I think this is a useful question and I’m glad to be discussing this.
I agree with many of your concerns—and would love to see a more culturally-unified EA on the axis of how conscious we are of our own impact—but I also think you’re failing to acknowledge something crucial: As much as EA is about altruism, it is also about focus on what’s important, and your post doesn’t acknowledge this as a potential trade-off for the folks you’re discussing.
You’ll find a lot of EA folks perceive climate change as a real problem but also perceive marginal carbon costs as not a thing worth focusing on given all the other problems in the world and the fact that carbon is offsetable. You are reading this as a “careless attitude” but I don’t think this is a fair characterization. There are real tradeoffs to be made here about how to use marginal attention; they may be offsetting and just not talking about it, or deciding that it’s not going to make enough difference in the short run, but regardless I think you have insufficient evidence to conclude that their attitude is wrong.
(I personally offset all my CO2 with Wren and think for at least 5 minutes about each plane flight I decide to take to decide if it is worth it; but have never written about this till now, and would have no reason to bother writing it down.)
And yet I highly doubt that most EA do that. You say that carbon is offsetable but it’s still a vigorous debate. The measures we take to offset the said carbone often won’t remove carbon before years, if not centuries.
For someone who goes to a conference, how can they really measure the trade-offs? meeting one person who helps them get a EA job with 10 other persons from other contexts? It sounds hypocritical. Truth is, it’s hard to calculate truthfully the impact you’re having at these conferences because the results take years; however, the carbon is spent. Here. Now. And seeing global warming as a ‘marginal’ is a grave error to make IMO.
These folks justify their highly carbonate cost of living by saying they make impact elsewhere,but they can’t really calculate it.
All this doesn’t make my post less relevant : 1) we need to talk about it more and have some kind of pledge/be transparent about it 2) we need to do something about this carelesness because of lack of accountability.
Here, “marginal” means “on the margin”—would it be better for me to have spent a certain amount of attention on this issue or a different issue? The word can mean something “of little importance” in other contexts, though.

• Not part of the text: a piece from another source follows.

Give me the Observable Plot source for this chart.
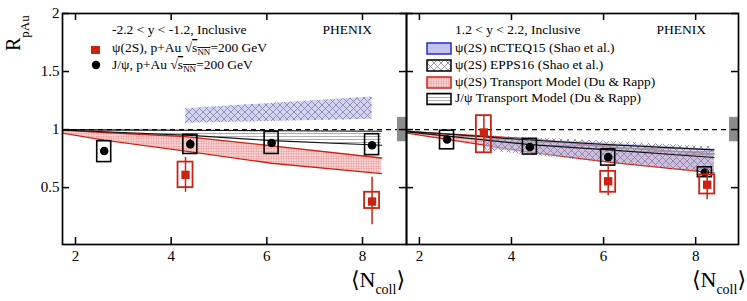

I share your general skepticism about offsets—it is possible, but you have to be really careful the offset is actually counterfactual (e.g., that it results in the creation of a good thing that wouldn’t have happened but for you paying the offset). Don’t know about Wren specifically.

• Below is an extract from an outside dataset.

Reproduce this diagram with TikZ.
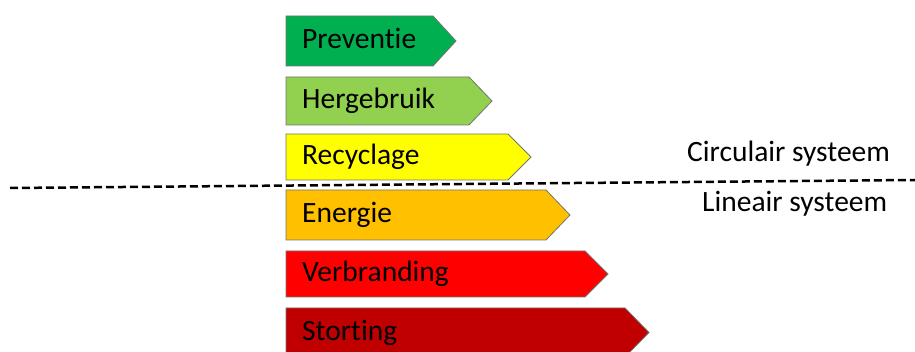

I think this is a useful question and I’m glad to be discussing this.
I agree with many of your concerns—and would love to see a more culturally-unified EA on the axis of how conscious we are of our own impact—but I also think you’re failing to acknowledge something crucial: As much as EA is about altruism, it is also about focus on what’s important, and your post doesn’t acknowledge this as a potential trade-off for the folks you’re discussing.
You’ll find a lot of EA folks perceive climate change as a real problem but also perceive marginal carbon costs as not a thing worth focusing on given all the other problems in the world and the fact that carbon is offsetable. You are reading this as a “careless attitude” but I don’t think this is a fair characterization. There are real tradeoffs to be made here about how to use marginal attention; they may be offsetting and just not talking about it, or deciding that it’s not going to make enough difference in the short run, but regardless I think you have insufficient evidence to conclude that their attitude is wrong.
(I personally offset all my CO2 with Wren and think for at least 5 minutes about each plane flight I decide to take to decide if it is worth it; but have never written about this till now, and would have no reason to bother writing it down.)
I personally offset all my CO2 with Wren
And yet I highly doubt that most EA do that. You say that carbon is offsetable but it’s still a vigorous debate. The measures we take to offset the said carbone often won’t remove carbon before years, if not centuries.
For someone who goes to a conference, how can they really measure the trade-offs? meeting one person who helps them get a EA job with 10 other persons from other contexts? It sounds hypocritical. Truth is, it’s hard to calculate truthfully the impact you’re having at these conferences because the results take years; however, the carbon is spent. Here. Now. And seeing global warming as a ‘marginal’ is a grave error to make IMO.
These folks justify their highly carbonate cost of living by saying they make impact elsewhere,but they can’t really calculate it.
All this doesn’t make my post less relevant : 1) we need to talk about it more and have some kind of pledge/be transparent about it 2) we need to do something about this carelesness because of lack of accountability.
Here, “marginal” means “on the margin”—would it be better for me to have spent a certain amount of attention on this issue or a different issue? The word can mean something “of little importance” in other contexts, though.
I share your general skepticism about offsets—it is possible, but you have to be really careful the offset is actually counterfactual (e.g., that it results in the creation of a good thing that wouldn’t have happened but for you paying the offset). Don’t know about Wren specifically.